==== Available data

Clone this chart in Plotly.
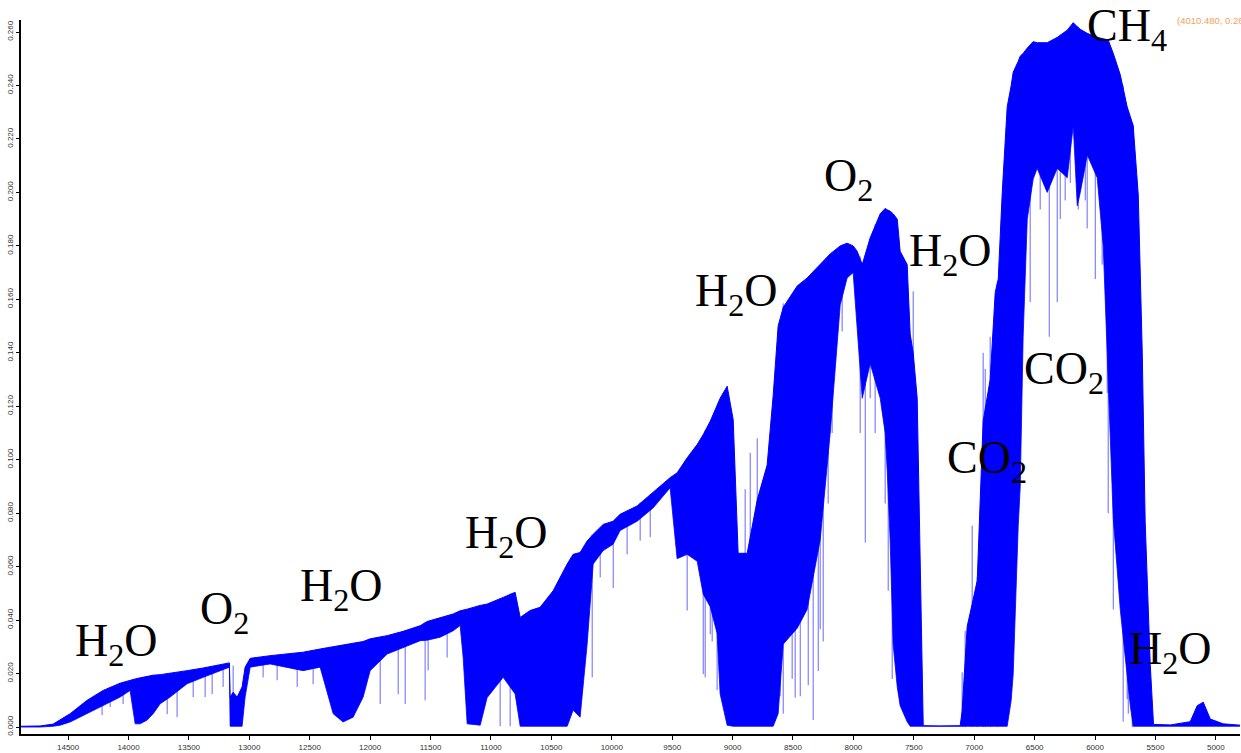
import plotly.graph_objects as go

# ---- spectrum envelope (wavenumber cm-1, upper envelope, lower edge of the dense line forest) ----
wavenumber = [14889, 14732, 14624, 14566, 14483, 14343, 14210, 14070, 13987, 13945, 13904, 13846,
              13796, 13738, 13656, 13515, 13382, 13242, 13176, 13165, 13159, 13134, 13101, 13060,
              13035, 12993, 12828, 12687, 12555, 12414, 12306, 12224, 12141, 12058, 12000, 11859,
              11727, 11586, 11528, 11421, 11313, 11255, 11230, 11197, 11089, 11032, 10899, 10800,
              10758, 10676, 10593, 10485, 10369, 10320, 10262, 10204, 10154, 10071, 9989, 9931,
              9790, 9657, 9517, 9459, 9376, 9293, 9243, 9185, 9128, 9103, 9045, 8995,
              8954, 8879, 8796, 8714, 8664, 8623, 8581, 8465, 8383, 8275, 8192, 8109,
              8052, 8002, 7969, 7927, 7861, 7778, 7737, 7720, 7696, 7671, 7637, 7613,
              7555, 7530, 7505, 7472, 7447, 7422, 7282, 7116, 7100, 7058, 7017, 6975,
              6926, 6868, 6826, 6801, 6768, 6727, 6694, 6677, 6636, 6619, 6595, 6561,
              6512, 6479, 6396, 6313, 6230, 6180, 6147, 6122, 6064, 5982, 5932, 5891,
              5849, 5791, 5734, 5708, 5684, 5642, 5609, 5585, 5543, 5516, 5376, 5212,
              5154, 5104, 5046, 4939, 4798]
upper = [0.0003, 0.0004, 0.0011, 0.0026, 0.0050, 0.0100, 0.0137, 0.0164, 0.0176, 0.0180, 0.0184, 0.0189,
         0.0194, 0.0196, 0.0201, 0.0211, 0.0221, 0.0234, 0.0239, 0.0240, 0.0112, 0.0130, 0.0112, 0.0150,
         0.0224, 0.0257, 0.0267, 0.0273, 0.0280, 0.0292, 0.0300, 0.0306, 0.0313, 0.0320, 0.0330, 0.0342,
         0.0358, 0.0379, 0.0395, 0.0410, 0.0423, 0.0435, 0.0437, 0.0441, 0.0455, 0.0460, 0.0485, 0.0504,
         0.0410, 0.0436, 0.0448, 0.0510, 0.0610, 0.0646, 0.0653, 0.0696, 0.0721, 0.0758, 0.0770, 0.0796,
         0.0827, 0.0877, 0.0933, 0.0951, 0.1007, 0.1057, 0.1094, 0.1144, 0.1200, 0.1230, 0.1275, 0.1150,
         0.0650, 0.0650, 0.0850, 0.0980, 0.1240, 0.1500, 0.1570, 0.1650, 0.1680, 0.1730, 0.1770, 0.1800,
         0.1810, 0.1800, 0.1780, 0.1730, 0.1830, 0.1920, 0.1940, 0.1935, 0.1930, 0.1920, 0.1900, 0.1780,
         0.1730, 0.1470, 0.1400, 0.1230, 0.0600, 0.0005, 0.0004, 0.0005, 0.0060, 0.0377, 0.0460, 0.0548,
         0.1145, 0.1300, 0.1626, 0.1676, 0.2000, 0.2320, 0.2400, 0.2450, 0.2490, 0.2510, 0.2520, 0.2540,
         0.2564, 0.2560, 0.2560, 0.2580, 0.2607, 0.2635, 0.2620, 0.2610, 0.2595, 0.2580, 0.2575, 0.2570,
         0.2520, 0.2440, 0.2320, 0.2280, 0.2250, 0.1990, 0.1400, 0.0770, 0.0234, 0.0010, 0.0008, 0.0020,
         0.0080, 0.0093, 0.0030, 0.0012, 0.0007]
lower = [0.0000, 0.0000, 0.0003, 0.0007, 0.0019, 0.0050, 0.0081, 0.0112, 0.0137, 0.0012, 0.0012, 0.0026,
         0.0050, 0.0087, 0.0112, 0.0162, 0.0186, 0.0211, 0.0224, 0.0224, 0.0003, 0.0003, 0.0003, 0.0003,
         0.0112, 0.0224, 0.0236, 0.0224, 0.0211, 0.0224, 0.0050, 0.0019, 0.0037, 0.0112, 0.0211, 0.0273,
         0.0298, 0.0323, 0.0325, 0.0336, 0.0360, 0.0380, 0.0260, 0.0012, 0.0007, 0.0110, 0.0186, 0.0124,
         0.0003, 0.0003, 0.0003, 0.0003, 0.0003, 0.0063, 0.0037, 0.0310, 0.0610, 0.0660, 0.0684, 0.0735,
         0.0770, 0.0820, 0.0895, 0.0630, 0.0646, 0.0620, 0.0497, 0.0450, 0.0350, 0.0124, 0.0007, 0.0003,
         0.0003, 0.0003, 0.0003, 0.0003, 0.0003, 0.0050, 0.0310, 0.0370, 0.0440, 0.0700, 0.1100, 0.1580,
         0.1680, 0.1700, 0.1500, 0.1230, 0.1360, 0.1230, 0.1100, 0.0960, 0.0700, 0.0310, 0.0150, 0.0080,
         0.0020, 0.0003, 0.0003, 0.0003, 0.0003, 0.0003, 0.0003, 0.0003, 0.0003, 0.0003, 0.0003, 0.0003,
         0.0003, 0.0003, 0.0003, 0.0003, 0.0003, 0.0003, 0.0100, 0.0200, 0.0750, 0.0900, 0.1460, 0.1900,
         0.2050, 0.2090, 0.2000, 0.2090, 0.2055, 0.2250, 0.1950, 0.2000, 0.2140, 0.2055, 0.1800, 0.1290,
         0.0780, 0.0440, 0.0190, 0.0080, 0.0003, 0.0003, 0.0003, 0.0003, 0.0003, 0.0003, 0.0003, 0.0003,
         0.0003, 0.0003, 0.0003, 0.0003, 0.0003]

# ---- individual absorption lines reaching beyond the dense band (position, top, bottom) ----
spike_wn = [14301, 14219, 14152, 14045, 13680, 13598, 13465, 13366, 13308, 13217, 13134, 12886, 12770,
            12604, 12472, 11917, 11768, 11710, 11545, 11520, 11363, 10924, 10841, 10162, 10096, 9988,
            9873, 9765, 9682, 9376, 9243, 9227, 9185, 9169, 9128, 9078, 8896, 8854, 8796,
            8606, 8581, 8507, 8482, 8440, 8374, 8333, 8291, 8275, 8250, 8209, 8176, 8093,
            7944, 7902, 7861, 7820, 7737, 7712, 7679, 7505,
            7100, 7075, 7017, 6975, 6926, 6909, 6868, 6810,
            6537, 6454, 6379, 6313, 6288, 6247, 6205, 6139, 6081, 6065, 5998, 5941, 5899, 5891,
            5849, 5767, 5734, 5725, 5692, 5684]
spike_hi = [0.0110, 0.0130, 0.0150, 0.0168, 0.0200, 0.0205, 0.0213, 0.0220, 0.0226, 0.0234, 0.0230, 0.0266, 0.0270,
            0.0276, 0.0285, 0.0334, 0.0355, 0.0362, 0.0392, 0.0395, 0.0415, 0.0480, 0.0500, 0.0720, 0.0740, 0.0770,
            0.0800, 0.0840, 0.0870, 0.1000, 0.1090, 0.1110, 0.1140, 0.1150, 0.1200, 0.1250, 0.0890, 0.1026, 0.1080,
            0.1520, 0.1585, 0.1620, 0.1630, 0.1650, 0.1680, 0.1700, 0.1710, 0.1720, 0.1730, 0.1760, 0.1770, 0.1800,
            0.1760, 0.1740, 0.1830, 0.1880, 0.1940, 0.1930, 0.1920, 0.1630,
            0.0205, 0.0360, 0.0753, 0.0560, 0.1400, 0.1340, 0.1460, 0.1660,
            0.2550, 0.2560, 0.2560, 0.2580, 0.2590, 0.2600, 0.2620, 0.2620, 0.2600, 0.2595, 0.2580, 0.2575, 0.2570, 0.2570,
            0.2520, 0.2400, 0.2320, 0.2300, 0.2260, 0.2250]
spike_lo = [0.0063, 0.0045, 0.0075, 0.0086, 0.0048, 0.0037, 0.0112, 0.0112, 0.0123, 0.0150, 0.0003, 0.0186, 0.0175,
            0.0150, 0.0160, 0.0086, 0.0123, 0.0086, 0.0100, 0.0212, 0.0260, 0.0003, 0.0003, 0.0186, 0.0560, 0.0520,
            0.0646, 0.0697, 0.0710, 0.0436, 0.0198, 0.0186, 0.0347, 0.0320, 0.0138, 0.0120, 0.0100, 0.0100, 0.0100,
            0.0115, 0.0050, 0.0180, 0.0110, 0.0115, 0.0157, 0.0026, 0.0210, 0.0366, 0.0320, 0.0836, 0.1100, 0.1480,
            0.1100, 0.0690, 0.1230, 0.1100, 0.0836, 0.0510, 0.0180, 0.0500,
            0.0000, 0.0000, 0.0000, 0.0000, 0.0000, 0.0000, 0.0000, 0.0000,
            0.1590, 0.1936, 0.1460, 0.1590, 0.1900, 0.1970, 0.2036, 0.1936, 0.1970, 0.1865, 0.1676, 0.1730, 0.1250, 0.0800,
            0.0440, 0.0020, 0.0104, 0.0050, 0.0000, 0.0034]

# ---- band labels ----
label_text = ["H<sub>2</sub>O", "O<sub>2</sub>", "H<sub>2</sub>O", "H<sub>2</sub>O", "H<sub>2</sub>O",
              "O<sub>2</sub>", "H<sub>2</sub>O", "CO<sub>2</sub>", "CO<sub>2</sub>", "CH<sub>4</sub>",
              "H<sub>2</sub>O"]
label_wn = [14099, 13209, 12236, 10874, 8970, 8043, 7195, 6893, 6255, 5734, 5378]
label_val = [0.0310, 0.0429, 0.0518, 0.0716, 0.1620, 0.2050, 0.1768, 0.0996, 0.1328, 0.2610, 0.0280]

x_ticks = list(range(5000, 15000, 500))
y_ticks = [i * 0.02 for i in range(14)]

BLUE = "rgb(0,0,255)"

fig = go.Figure()
fig.add_trace(go.Scatter(x=wavenumber, y=lower, mode="lines",
                         line=dict(color=BLUE, width=0.8), hoverinfo="skip", showlegend=False))
fig.add_trace(go.Scatter(x=wavenumber, y=upper, mode="lines", fill="tonexty", fillcolor=BLUE,
                         line=dict(color=BLUE, width=1), showlegend=False))

sx, sy = [], []
for w, hi, lo in zip(spike_wn, spike_hi, spike_lo):
    sx += [w, w, None]
    sy += [hi, lo, None]
fig.add_trace(go.Scatter(x=sx, y=sy, mode="lines", line=dict(color="rgba(0,0,255,0.6)", width=1),
                         hoverinfo="skip", showlegend=False))

for t, w, v in zip(label_text, label_wn, label_val):
    fig.add_annotation(x=w, y=v, text=t, showarrow=False, xanchor="center", yanchor="middle",
                       font=dict(family="Liberation Serif", size=46, color="black"))

fig.add_annotation(xref="paper", yref="paper", x=0.947, y=1.0, xanchor="left", yanchor="middle",
                   text="(4010.480, 0.267)", showarrow=False,
                   font=dict(family="Liberation Sans", size=9.5, color="#f5a05a"))

fig.update_layout(
    width=1241, height=753,
    margin=dict(l=21, r=1, t=20, b=16),
    paper_bgcolor="white", plot_bgcolor="white",
    xaxis=dict(range=[14890, 4800], tickvals=x_ticks, tickformat="d", showgrid=False, zeroline=False,
               showline=True, linecolor="black", linewidth=2, ticks="outside", ticklen=4,
               tickcolor="black", tickfont=dict(family="Liberation Sans", size=8, color="#333")),
    yaxis=dict(range=[-0.0026, 0.2645], tickvals=y_ticks, tickformat=".3f", tickangle=-90,
               showgrid=False, zeroline=False, showline=True, linecolor="black", linewidth=2,
               ticks="outside", ticklen=3, tickcolor="black",
               tickfont=dict(family="Liberation Sans", size=8, color="#333")),
)

fig.write_html("out.html", config={"displayModeBar": False},
               post_script="document.body.style.margin='0';document.body.style.overflow='hidden';")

========

## Exercise task
Your task is to return the lines above, from the first one up to and including the line containing "import plotly.graph_objects as go", minus any pictures.

## The output
Clone this chart in Plotly.
import plotly.graph_objects as go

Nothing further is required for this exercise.